Sounds like you are doing everything possible. You could put tubes around your room they love that. I got some free and delivered from a carpet place. Also It sounds like your segu is a bit jealous and wanting attention.


----------



## PrincessGingy (May 27, 2011)

Yes I think she is basically wanting to mke up for all the time she has missed whilst in rescue. It' so funny how they are different in peronality. Dazzle just keeps herelf to herself and will only just take a treat from my hand and then runs away and hides again. I think the wheel in't the only problem though, it sounds strange as they have been cage mates their whole life and they don't fight but they don't eem to get along very well. They keep away from each other and go about their own buisness. My chinchillas and gerbils seem very close to each other and where the one is the other will usually follow. But I don't know what I can do about this, introducing more to the group may only esculate the problem and I don't have the facilities for another cage.


----------



## Geee (Jul 13, 2011)

PrincessGingy said:


> Yes I think she is basically wanting to mke up for all the time she has missed whilst in rescue. It' so funny how they are different in peronality. *Dazzle just keeps herelf to herself and will only just take a treat from my hand and then runs away and hides again.* I think the wheel in't the only problem though, it sounds strange as they have been cage mates their whole life and they don't fight but they don't eem to get along very well. They keep away from each other and go about their own buisness. My chinchillas and gerbils seem very close to each other and where the one is the other will usually follow. But I don't know what I can do about this, introducing more to the group may only esculate the problem and I don't have the facilities for another cage.

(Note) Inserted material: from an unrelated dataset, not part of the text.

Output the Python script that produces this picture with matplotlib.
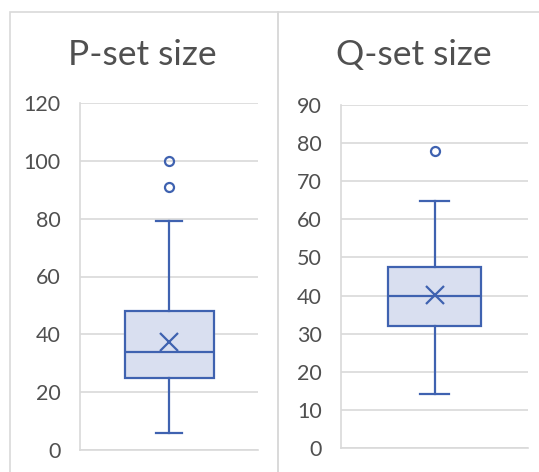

I have my degus about 5weeks now & mines are the same, your Dazzle sounds like how my Daisy acts so laid back, happy to run on the wheel & not really bother. Dorris is a lot more confident climbs up cage minute your in the room. I have noticed Dorris chewing the bars but its only when I dont pay her any attention the minute I speak of try give her a tickle shes fine with that. So its not a problem they also love there wheel that much they havent even chewed that but any wooden item doesnt stand a chance lol I bought them a climb ladder thing when first got them & I think that lasted 2 weeks haha


----------



## Jarhead (Jul 11, 2011)

On the personalitu thig. 118 used to guard the food bowl and sometimes sit in it and squeek when 117 came near. 117 used to sidle up to 118s food yawn and stretch pretend he was asleep grab the food and run. we called him the ninja lol


----------